今年のFC EXPO 2006では、従来の燃料電池(ハイブリッド)自動車に加えて、自動車以外の燃料電池で走るものが数多くのメーカーから出展された。中には車両登録を済ませてナンバープレートを得ているものも少なくなかった。現時点ではほとんど1台ずつ手作りで実装したものばかりで、コスト的あるいは燃料を供給するインフラ面などから、すぐに実用化される、というわけではないが、フル充填時の走行可能距離が100km、最高速度は時速60kmなどスペック面ではかなり実用に近づいている。
バイク 編
英国Intelligent Energy社のFCバイク“ENV”(プロトタイプ) |
最も人目を引いたのが、英国Intelligent Energy社が出展した先鋭的なデザインの“ENV”(プロトタイプ)だ。同社が“CORE”と呼ぶ、水素タンクと燃料電池部分を一体化したパーツを、通常のバイクのガソリンタンクおよびエンジン部分に格納している。COREの出力は1kWで、最高速度は時速50マイル(約80km)。COREに水素を満充填した状態で100マイル(約160km)の走行が可能。また、バイク全体の重さがCOREフル充填時で約80kgと軽量なのも特徴だ。同社では2007年前半の発売を目指して開発を進めているとのこと。
シートを上げるとCOREに水素供給口が露出する | モーターの駆動力がベルトドライブで後輪に伝えられる |
モーター付き自転車 編
より身近なところでは、燃料電池で発電してモーターを動かし、その駆動力を直接タイヤに伝えるモーター付き自転車が複数展示されていた。水素をボンベ(タンク)から発電ユニットに供給するためのジョイント部分(“カプラー”と呼ぶ)を開発・製造している日東工器(株)は自社の新製品が使われているということで、都立墨田工業高校の自動車科が製作した“FC(燃料電池)バイク”を展示していた。原付1種として車両登録(個別)を受け、ナンバープレートも取得したこのFCバイクは、“燃料電池×バッテリー×人力のトリプルハイブリッド”が特徴だという。最高巡航速度(平坦な道の場合)で時速25km、実験走行距離は約300kmで、前方のかごに太陽電池パネルを積んで日中は充電しながら走れるという念の入れようだ。

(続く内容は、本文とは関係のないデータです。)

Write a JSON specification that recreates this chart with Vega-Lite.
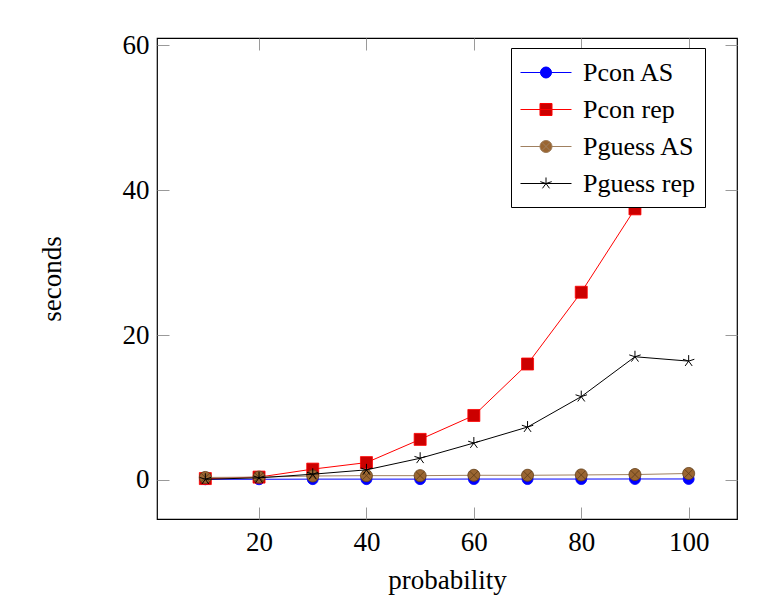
{
  "$schema": "https://vega.github.io/schema/vega-lite/v6.json",
  "width": 580,
  "height": 481,
  "autosize": "none",
  "padding": {"left": 157, "top": 38, "right": 43, "bottom": 77},
  "background": "white",
  "config": {
    "view": {"stroke": "black", "strokeWidth": 1.2},
    "font": "Liberation Serif",
    "legend": {"labelFont": "Liberation Serif"},
    "axis": {
      "grid": false,
      "domain": false,
      "tickSize": -12,
      "tickColor": "#9a9a9a",
      "tickWidth": 1,
      "labelFont": "Liberation Serif",
      "labelFontSize": 27,
      "labelColor": "black",
      "titleFont": "Liberation Serif",
      "titleFontSize": 27,
      "titleFontWeight": "normal",
      "titleColor": "black"
    }
  },
  "data": {
    "values": [
      {"x": 10, "y": 0.1, "series": "Pcon AS"},
      {"x": 20, "y": 0.1, "series": "Pcon AS"},
      {"x": 30, "y": 0.12, "series": "Pcon AS"},
      {"x": 40, "y": 0.12, "series": "Pcon AS"},
      {"x": 50, "y": 0.12, "series": "Pcon AS"},
      {"x": 60, "y": 0.13, "series": "Pcon AS"},
      {"x": 70, "y": 0.13, "series": "Pcon AS"},
      {"x": 80, "y": 0.13, "series": "Pcon AS"},
      {"x": 90, "y": 0.14, "series": "Pcon AS"},
      {"x": 100, "y": 0.14, "series": "Pcon AS"},
      {"x": 10, "y": 0.2, "series": "Pcon rep"},
      {"x": 20, "y": 0.4, "series": "Pcon rep"},
      {"x": 30, "y": 1.5, "series": "Pcon rep"},
      {"x": 40, "y": 2.4, "series": "Pcon rep"},
      {"x": 50, "y": 5.6, "series": "Pcon rep"},
      {"x": 60, "y": 8.9, "series": "Pcon rep"},
      {"x": 70, "y": 16.0, "series": "Pcon rep"},
      {"x": 80, "y": 25.9, "series": "Pcon rep"},
      {"x": 90, "y": 37.4, "series": "Pcon rep"},
      {"x": 100, "y": 55.5, "series": "Pcon rep"},
      {"x": 10, "y": 0.35, "series": "Pguess AS"},
      {"x": 20, "y": 0.4, "series": "Pguess AS"},
      {"x": 30, "y": 0.55, "series": "Pguess AS"},
      {"x": 40, "y": 0.6, "series": "Pguess AS"},
      {"x": 50, "y": 0.6, "series": "Pguess AS"},
      {"x": 60, "y": 0.65, "series": "Pguess AS"},
      {"x": 70, "y": 0.65, "series": "Pguess AS"},
      {"x": 80, "y": 0.7, "series": "Pguess AS"},
      {"x": 90, "y": 0.75, "series": "Pguess AS"},
      {"x": 100, "y": 0.9, "series": "Pguess AS"},
      {"x": 10, "y": 0.1, "series": "Pguess rep"},
      {"x": 20, "y": 0.3, "series": "Pguess rep"},
      {"x": 30, "y": 0.8, "series": "Pguess rep"},
      {"x": 40, "y": 1.4, "series": "Pguess rep"},
      {"x": 50, "y": 3.0, "series": "Pguess rep"},
      {"x": 60, "y": 5.1, "series": "Pguess rep"},
      {"x": 70, "y": 7.3, "series": "Pguess rep"},
      {"x": 80, "y": 11.5, "series": "Pguess rep"},
      {"x": 90, "y": 17.0, "series": "Pguess rep"},
      {"x": 100, "y": 16.4, "series": "Pguess rep"}
    ]
  },
  "layer": [
    {
      "transform": [{"filter": "datum.series === 'Pcon AS'"}],
      "mark": {"type": "line", "strokeWidth": 1},
      "encoding": {
        "x": {"field": "x", "type": "quantitative", "scale": {"domain": [1, 109], "nice": false, "zero": false},
              "axis": {"orient": "bottom", "values": [20, 40, 60, 80, 100], "title": "probability", "labelPadding": 22, "titlePadding": 12}},
        "y": {"field": "y", "type": "quantitative", "scale": {"domain": [-5.38, 60.97], "nice": false, "zero": false},
              "axis": {"orient": "left", "values": [0, 20, 40, 60], "title": "seconds", "labelPadding": 20, "titlePadding": 56}},
        "color": {
          "field": "series", "type": "nominal",
          "scale": {"domain": ["Pcon AS", "Pcon rep", "Pguess AS", "Pguess rep"], "range": ["#0000ff", "#ff0000", "#a08060", "#000000"]},
          "legend": {
            "title": null,
            "orient": "none",
            "legendX": 354,
            "legendY": 10,
            "strokeColor": "black",
            "fillColor": "white",
            "padding": 10,
            "labelFont": "Liberation Serif",
            "labelFontSize": 26,
            "labelColor": "black",
            "symbolSize": 784,
            "symbolStrokeWidth": 1,
            "rowPadding": 9,
            "labelOffset": 33,
            "encode": {
              "labels": {
                "update": {"font": {"value": "Liberation Serif"}, "fontSize": {"value": 26}}
              },
              "symbols": {
                "update": {
                  "shape": {"signal": "datum.value === 'Pcon AS' ? 'M-1.071,0L2.571,0M0.357,0A0.393,0.393,0,1,1,1.143,0A0.393,0.393,0,1,1,0.357,0Z' : datum.value === 'Pcon rep' ? 'M-1.071,0L2.571,0M0.321,-0.429L1.179,-0.429L1.179,0.429L0.321,0.429Z' : datum.value === 'Pguess AS' ? 'M-1.071,0L0.321,0M1.179,0L2.571,0M0.321,0A0.429,0.429,0,1,1,1.179,0A0.429,0.429,0,1,1,0.321,0ZM0.447,-0.303L1.053,0.303M0.447,0.303L1.053,-0.303' : 'M-1.071,0L2.571,0M0.75,0L0.75,-0.429M0.75,0L1.158,-0.133M0.75,0L1.002,0.347M0.75,0L0.498,0.347M0.75,0L0.342,-0.133'"},
                  "fill": {"signal": "datum.value === 'Pcon AS' ? '#0000ff' : datum.value === 'Pcon rep' ? '#cc0000' : datum.value === 'Pguess AS' ? '#9a6632' : 'transparent'"},
                  "stroke": {"signal": "datum.value === 'Pcon AS' ? '#0000ff' : datum.value === 'Pcon rep' ? '#ff0000' : datum.value === 'Pguess AS' ? '#8a6a48' : '#000000'"},
                  "strokeWidth": {"value": 1},
                  "opacity": {"value": 1}
                }
              }
            }
          }
        }
      }
    },
    {
      "transform": [{"filter": "datum.series === 'Pcon AS'"}],
      "mark": {"type": "point", "shape": "circle", "size": 121, "filled": true, "fill": "#0000ff", "stroke": "#0000ff", "strokeWidth": 0.8, "opacity": 1},
      "encoding": {
        "x": {"field": "x", "type": "quantitative", "axis": {"orient": "top", "values": [20, 40, 60, 80, 100], "labels": false, "title": null}},
        "y": {"field": "y", "type": "quantitative", "axis": {"orient": "right", "values": [0, 20, 40, 60], "labels": false, "title": null}}
      }
    },
    {
      "transform": [{"filter": "datum.series === 'Pcon rep'"}],
      "mark": {"type": "line", "strokeWidth": 1},
      "encoding": {
        "x": {"field": "x", "type": "quantitative", "axis": null},
        "y": {"field": "y", "type": "quantitative", "axis": null},
        "color": {"field": "series", "type": "nominal", "legend": null}
      }
    },
    {
      "transform": [{"filter": "datum.series === 'Pcon rep'"}],
      "mark": {"type": "point", "shape": "square", "size": 144, "filled": true, "fill": "#cc0000", "stroke": "#ff0000", "strokeWidth": 0.8, "opacity": 1},
      "encoding": {
        "x": {"field": "x", "type": "quantitative", "axis": null},
        "y": {"field": "y", "type": "quantitative", "axis": null}
      }
    },
    {
      "transform": [{"filter": "datum.series === 'Pguess AS'"}],
      "mark": {"type": "line", "strokeWidth": 1},
      "encoding": {
        "x": {"field": "x", "type": "quantitative", "axis": null},
        "y": {"field": "y", "type": "quantitative", "axis": null},
        "color": {"field": "series", "type": "nominal", "legend": null}
      }
    },
    {
      "transform": [{"filter": "datum.series === 'Pguess AS'"}],
      "mark": {"type": "point", "shape": "M-1,0A1,1,0,1,1,1,0A1,1,0,1,1,-1,0ZM-0.707,-0.707L0.707,0.707M-0.707,0.707L0.707,-0.707", "size": 144, "filled": true, "fill": "#9a6632", "stroke": "#5e3b17", "strokeWidth": 0.8, "opacity": 1},
      "encoding": {
        "x": {"field": "x", "type": "quantitative", "axis": null},
        "y": {"field": "y", "type": "quantitative", "axis": null}
      }
    },
    {
      "transform": [{"filter": "datum.series === 'Pguess rep'"}],
      "mark": {"type": "line", "strokeWidth": 1},
      "encoding": {
        "x": {"field": "x", "type": "quantitative", "axis": null},
        "y": {"field": "y", "type": "quantitative", "axis": null},
        "color": {"field": "series", "type": "nominal", "legend": null}
      }
    },
    {
      "transform": [{"filter": "datum.series === 'Pguess rep'"}],
      "mark": {"type": "point", "shape": "M0,0L0,-1M0,0L0.951,-0.309M0,0L0.588,0.809M0,0L-0.588,0.809M0,0L-0.951,-0.309", "size": 144, "filled": false, "stroke": "#000000", "strokeWidth": 1, "opacity": 1},
      "encoding": {
        "x": {"field": "x", "type": "quantitative", "axis": null},
        "y": {"field": "y", "type": "quantitative", "axis": null}
      }
    }
  ],
  "resolve": {"axis": {"x": "independent", "y": "independent"}}
}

都立墨田工業高校の自動車科が製作した“FCバイク”。親しみやすいフォルムが特徴だ | ジャパンゴアテックスが展示したMTB仕様の燃料電池駆動二輪車“Aprilla” |
燃料電池のキャパシター(コンデンサー)などの材料となる高機能ポリマーを手がけるジャパンゴアテックス(株)には、MTB仕様のスタイリッシュな燃料電池駆動自転車“Aprilla”が展示されていた。40セル構造の燃料電池で最大出力1.2kWを得る。これを使って最高時速35km、走行距離60kmを実現するという。
変りダネ4輪車両 編
東京精電が展示した“Eco Coon”。移動タイプのカフェをコンセプトに開発したという |
東京精電(株)のブースでは、よく都内のオフィス街に昼時になると現われる、軽自動車/ミニバンを改良した移動式カフェを模した“かわいい4輪車両”が展示されている。燃料電池の動作時に発生する水(水滴)をイメージしたキャラクターと、“Eco Coon”“CAFE”のロゴがユニークだが、実はれっきとした車両登録済み(原動機付き自転車)の実用的な燃料電池車だ。水素ボンベ(圧力:20Mpa)を2本使って、150km程度を走行。燃料電池部分は荏原バラード(株)製で、1200Wを出力する。停車時にはコーヒーメーカーや照明などに給電するほか、被災地に移動して緊急時の発電装置(電源)としても使える。説明員は、“将来的には燃料電池を水素とガソリンの両対応にすることで、活躍できる場面を広げたい”と夢を語った。ちなみに、制作費は350万円で、その大部分が燃料電池ユニットだったという。
車内に張り出された登録証 | 前面にある燃料電池ユニット。水素タンクは側面に備え付けられており、チューブで供給している |
大同メタル工業(株)は、理科教材などに使えそうな小型燃料電池自動車模型“E-FCV II”を展示して、ちょうど集まっていた外国からの来場者が驚嘆の声を上げていた。小型燃料電池を模型の自動車に乗せたもので、ハンドルを回すことで充電⇒水を電気分解し、発生した水素は直結した風船に溜め込む。ある程度風船が膨らんだところでハンドルを取り外し、放電(燃料電池の発電)モードに切り替えると、車輪が勢いよく回りだす。水さえあれば動作するため、子供たちが楽しみながら燃料電池の構造を理解できそうだ。2月発売予定で、価格は2万円程度を目指すとのこと。